Your geo-distributed node cluster is now operational, providing enhanced resilience against regional outages and lower latency for global users. The key components you've deployed include: - Multiple node instances across diverse cloud regions (e.g., AWS us-east-1, Google Cloud europe-west3, and a bare-metal provider). - A consensus client (like Lighthouse or Teku) and an execution client (like Geth or **Nethermind`) configured for synchronization. - A load balancer (e.g., Nginx or a cloud-native solution) directing traffic to the nearest healthy node. - A monitoring stack (e.g., Prometheus and Grafana) tracking node health, sync status, and resource usage.

To ensure long-term stability, establish routine maintenance procedures. This includes: monitoring disk usage for the growing chain data, applying security patches to your node software and underlying OS, and testing your failover procedures by intentionally stopping a node to verify traffic reroutes correctly. Regularly check your consensus client's logs for attestation performance and watch for missed proposals. Tools like the Ethereum Foundation's Eth2 Metrics can provide a baseline for comparison.

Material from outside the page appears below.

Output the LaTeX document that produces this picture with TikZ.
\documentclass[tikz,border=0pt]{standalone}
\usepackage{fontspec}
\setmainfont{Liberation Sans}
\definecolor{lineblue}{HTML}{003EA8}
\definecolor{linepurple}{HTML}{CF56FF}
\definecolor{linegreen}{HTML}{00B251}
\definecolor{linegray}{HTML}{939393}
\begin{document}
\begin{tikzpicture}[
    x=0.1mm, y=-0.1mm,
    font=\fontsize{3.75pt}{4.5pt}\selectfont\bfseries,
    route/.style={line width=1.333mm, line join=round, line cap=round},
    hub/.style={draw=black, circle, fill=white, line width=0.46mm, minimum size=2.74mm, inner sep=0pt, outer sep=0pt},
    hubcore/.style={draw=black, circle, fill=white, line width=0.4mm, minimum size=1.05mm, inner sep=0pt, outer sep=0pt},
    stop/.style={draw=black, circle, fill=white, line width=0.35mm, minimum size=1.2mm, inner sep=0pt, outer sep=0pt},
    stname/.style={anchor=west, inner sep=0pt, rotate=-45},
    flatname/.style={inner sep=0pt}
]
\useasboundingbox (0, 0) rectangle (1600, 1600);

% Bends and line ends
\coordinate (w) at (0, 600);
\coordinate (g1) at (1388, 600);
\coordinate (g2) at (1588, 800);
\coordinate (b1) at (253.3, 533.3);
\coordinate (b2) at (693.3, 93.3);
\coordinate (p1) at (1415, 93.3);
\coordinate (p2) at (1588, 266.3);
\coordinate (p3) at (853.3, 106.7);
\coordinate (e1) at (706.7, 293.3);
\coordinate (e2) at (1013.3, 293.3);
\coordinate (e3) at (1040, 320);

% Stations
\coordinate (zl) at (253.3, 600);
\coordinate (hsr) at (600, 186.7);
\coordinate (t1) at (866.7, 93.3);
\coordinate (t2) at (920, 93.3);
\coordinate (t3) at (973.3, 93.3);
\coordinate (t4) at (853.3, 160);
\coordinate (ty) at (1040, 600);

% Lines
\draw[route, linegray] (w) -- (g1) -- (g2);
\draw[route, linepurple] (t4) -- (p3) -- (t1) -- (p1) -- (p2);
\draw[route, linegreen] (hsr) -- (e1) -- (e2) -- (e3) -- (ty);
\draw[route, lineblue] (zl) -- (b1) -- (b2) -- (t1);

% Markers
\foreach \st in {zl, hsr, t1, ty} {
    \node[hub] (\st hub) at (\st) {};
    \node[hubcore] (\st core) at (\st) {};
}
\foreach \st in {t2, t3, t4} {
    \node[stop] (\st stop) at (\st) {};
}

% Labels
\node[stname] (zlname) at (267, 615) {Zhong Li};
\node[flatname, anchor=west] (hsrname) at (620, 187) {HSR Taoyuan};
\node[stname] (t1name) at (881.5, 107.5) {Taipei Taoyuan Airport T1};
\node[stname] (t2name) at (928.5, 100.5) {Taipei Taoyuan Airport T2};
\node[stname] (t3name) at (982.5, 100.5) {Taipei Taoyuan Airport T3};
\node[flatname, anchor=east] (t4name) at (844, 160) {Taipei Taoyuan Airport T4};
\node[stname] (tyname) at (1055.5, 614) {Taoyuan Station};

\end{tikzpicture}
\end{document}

For advanced optimization, consider exploring MEV-Boost integration to capture maximum extractable value for your validators, which requires connecting to a relay network. You can also implement fallback execution clients to reduce the risk of missed blocks during client-specific bugs. To deepen your understanding, review the official documentation for your chosen clients and explore resources like the Ethereum Client Diversity initiative. Your next step could be automating deployments with infrastructure-as-code tools like Terraform or Ansible to manage your node fleet at scale.